Given exercise: Emit the entire listing verbatim.

Data lines:
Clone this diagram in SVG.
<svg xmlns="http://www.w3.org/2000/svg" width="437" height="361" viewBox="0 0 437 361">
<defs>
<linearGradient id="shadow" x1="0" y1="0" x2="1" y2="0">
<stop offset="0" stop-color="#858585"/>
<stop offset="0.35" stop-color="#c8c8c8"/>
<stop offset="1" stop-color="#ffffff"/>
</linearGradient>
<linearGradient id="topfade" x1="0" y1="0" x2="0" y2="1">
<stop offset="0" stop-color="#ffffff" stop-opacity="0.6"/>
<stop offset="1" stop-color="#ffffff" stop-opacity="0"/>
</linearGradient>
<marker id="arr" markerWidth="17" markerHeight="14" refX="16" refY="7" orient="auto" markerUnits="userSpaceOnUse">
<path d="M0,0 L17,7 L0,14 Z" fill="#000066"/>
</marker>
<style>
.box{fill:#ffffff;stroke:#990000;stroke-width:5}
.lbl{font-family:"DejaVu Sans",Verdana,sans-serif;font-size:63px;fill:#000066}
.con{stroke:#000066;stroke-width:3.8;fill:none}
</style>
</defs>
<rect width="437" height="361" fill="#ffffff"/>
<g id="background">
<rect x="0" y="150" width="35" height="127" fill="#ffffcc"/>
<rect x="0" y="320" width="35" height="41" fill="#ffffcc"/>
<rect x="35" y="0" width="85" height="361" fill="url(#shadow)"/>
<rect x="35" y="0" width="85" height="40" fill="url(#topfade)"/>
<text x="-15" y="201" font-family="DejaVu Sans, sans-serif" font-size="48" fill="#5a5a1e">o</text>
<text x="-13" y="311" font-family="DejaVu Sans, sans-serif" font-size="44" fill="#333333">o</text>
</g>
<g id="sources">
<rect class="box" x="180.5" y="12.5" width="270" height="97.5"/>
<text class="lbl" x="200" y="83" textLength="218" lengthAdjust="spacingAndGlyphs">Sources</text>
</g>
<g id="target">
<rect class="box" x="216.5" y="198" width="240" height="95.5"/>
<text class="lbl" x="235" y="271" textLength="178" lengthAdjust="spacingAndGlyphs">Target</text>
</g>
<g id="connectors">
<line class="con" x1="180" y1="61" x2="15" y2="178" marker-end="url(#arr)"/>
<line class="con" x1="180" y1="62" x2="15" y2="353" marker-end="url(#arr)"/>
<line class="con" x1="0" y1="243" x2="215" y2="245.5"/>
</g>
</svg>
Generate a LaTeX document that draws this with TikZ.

Task response:
Clone this diagram in SVG.
<svg xmlns="http://www.w3.org/2000/svg" width="437" height="361" viewBox="0 0 437 361">
<defs>
<linearGradient id="shadow" x1="0" y1="0" x2="1" y2="0">
<stop offset="0" stop-color="#858585"/>
<stop offset="0.35" stop-color="#c8c8c8"/>
<stop offset="1" stop-color="#ffffff"/>
</linearGradient>
<linearGradient id="topfade" x1="0" y1="0" x2="0" y2="1">
<stop offset="0" stop-color="#ffffff" stop-opacity="0.6"/>
<stop offset="1" stop-color="#ffffff" stop-opacity="0"/>
</linearGradient>
<marker id="arr" markerWidth="17" markerHeight="14" refX="16" refY="7" orient="auto" markerUnits="userSpaceOnUse">
<path d="M0,0 L17,7 L0,14 Z" fill="#000066"/>
</marker>
<style>
.box{fill:#ffffff;stroke:#990000;stroke-width:5}
.lbl{font-family:"DejaVu Sans",Verdana,sans-serif;font-size:63px;fill:#000066}
.con{stroke:#000066;stroke-width:3.8;fill:none}
</style>
</defs>
<rect width="437" height="361" fill="#ffffff"/>
<g id="background">
<rect x="0" y="150" width="35" height="127" fill="#ffffcc"/>
<rect x="0" y="320" width="35" height="41" fill="#ffffcc"/>
<rect x="35" y="0" width="85" height="361" fill="url(#shadow)"/>
<rect x="35" y="0" width="85" height="40" fill="url(#topfade)"/>
<text x="-15" y="201" font-family="DejaVu Sans, sans-serif" font-size="48" fill="#5a5a1e">o</text>
<text x="-13" y="311" font-family="DejaVu Sans, sans-serif" font-size="44" fill="#333333">o</text>
</g>
<g id="sources">
<rect class="box" x="180.5" y="12.5" width="270" height="97.5"/>
<text class="lbl" x="200" y="83" textLength="218" lengthAdjust="spacingAndGlyphs">Sources</text>
</g>
<g id="target">
<rect class="box" x="216.5" y="198" width="240" height="95.5"/>
<text class="lbl" x="235" y="271" textLength="178" lengthAdjust="spacingAndGlyphs">Target</text>
</g>
<g id="connectors">
<line class="con" x1="180" y1="61" x2="15" y2="178" marker-end="url(#arr)"/>
<line class="con" x1="180" y1="62" x2="15" y2="353" marker-end="url(#arr)"/>
<line class="con" x1="0" y1="243" x2="215" y2="245.5"/>
</g>
</svg>
Generate a LaTeX document that draws this with TikZ.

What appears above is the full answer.